= YOUR TASK =
Work out how many lines include "this" and answer with that number only.

= EXERCISE INPUTS =

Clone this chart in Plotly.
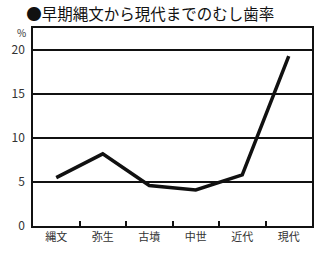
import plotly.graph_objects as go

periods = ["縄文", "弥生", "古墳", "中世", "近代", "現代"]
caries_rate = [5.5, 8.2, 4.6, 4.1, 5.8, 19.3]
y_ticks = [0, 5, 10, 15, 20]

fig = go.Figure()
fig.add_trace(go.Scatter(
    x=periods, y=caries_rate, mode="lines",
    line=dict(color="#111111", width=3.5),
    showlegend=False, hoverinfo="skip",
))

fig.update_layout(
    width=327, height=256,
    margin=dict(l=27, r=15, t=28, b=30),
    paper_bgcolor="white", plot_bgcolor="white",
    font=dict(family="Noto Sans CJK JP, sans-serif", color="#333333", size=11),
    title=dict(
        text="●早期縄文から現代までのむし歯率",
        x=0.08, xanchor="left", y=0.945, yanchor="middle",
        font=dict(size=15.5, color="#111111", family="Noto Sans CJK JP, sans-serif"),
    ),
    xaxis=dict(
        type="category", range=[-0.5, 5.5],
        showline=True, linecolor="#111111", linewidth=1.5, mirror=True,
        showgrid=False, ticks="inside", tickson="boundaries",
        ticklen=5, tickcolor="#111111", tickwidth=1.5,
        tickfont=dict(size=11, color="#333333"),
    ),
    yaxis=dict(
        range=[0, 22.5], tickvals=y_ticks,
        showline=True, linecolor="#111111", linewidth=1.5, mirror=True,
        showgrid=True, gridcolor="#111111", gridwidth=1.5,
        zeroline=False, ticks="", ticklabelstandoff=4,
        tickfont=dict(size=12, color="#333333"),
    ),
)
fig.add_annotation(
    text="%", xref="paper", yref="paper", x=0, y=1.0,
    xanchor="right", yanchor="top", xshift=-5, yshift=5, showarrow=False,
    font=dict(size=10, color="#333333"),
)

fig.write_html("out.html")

* * *

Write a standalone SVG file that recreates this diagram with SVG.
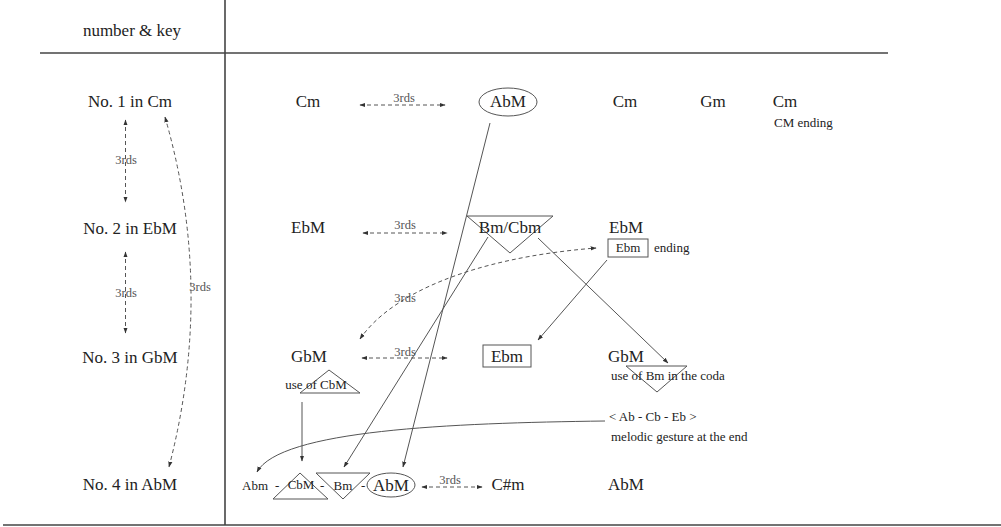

= SOLVED EXERCISE =
2